Michael Darda also notes that the monetary aggregates that had been climbing during the worst of the deflation pressures are now beginning to fall. When gold falls, in other words, returns to risk-free cash rise and the returns to capital fall: "Now, some commentators who NEVER worried about gold falling and who have been citing fast 'Ms' growth as a sign of 'easy' monetary policy for the last five years, have now decided to point out that gold is rising while failing to mention that the Ms are moving in reverse at the same time! It should be no surprise that a falloff in dollar demand at the margin has been accompanied by a backing off in the Ms. Even the monetary base, which still is up 10.1% YoY, has gone into reverse."

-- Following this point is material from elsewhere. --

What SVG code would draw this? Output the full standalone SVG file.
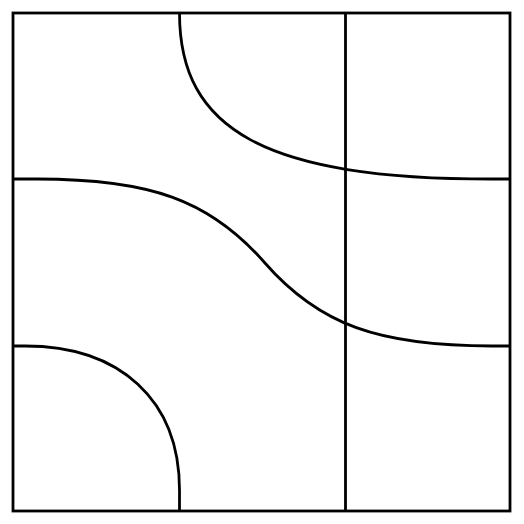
<svg xmlns="http://www.w3.org/2000/svg" width="524" height="524" viewBox="0 0 524 524">
<style>
.s{fill:none;stroke:#000;stroke-width:2.8;stroke-linecap:butt;stroke-linejoin:miter}
</style>
<rect width="524" height="524" fill="#fff"/>
<g id="frame">
<rect class="s" x="13" y="13" width="497" height="498"/>
<line class="s" x1="345.5" y1="13" x2="345.5" y2="511"/>
</g>
<g id="curves">
<path class="s" d="M179.5,13 C179.5,130 265,179 492,179 L510,179"/>
<path class="s" d="M13,179 L37,179 C150,179 210,200 264.5,262.5 C319,325 379,346 492,346 L510,346"/>
<path class="s" d="M13,346 L25,346 C120,346 179.5,400 179.5,490 L179.5,511"/>
</g>
</svg>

The biggest risks remain in the Middle East, where things can only get better or worse. There is no treading water there. Secretary of State Colin Powell does seem to have the upper hand over the War Party in the Bush administration, which not only does not want Peace with Palestine, but is also itching for war with Saddam Hussein. As long as the President George W. Bush and Powell make progress toward a Palestinian state along the lines of the Saudi proposal, chances of another 9-11 will further recede. And so will an invasion of Iraq. This scenario seems more likely than not and of course will be good for financial assets. Still, we still have a short trip south before we reach an inflection point.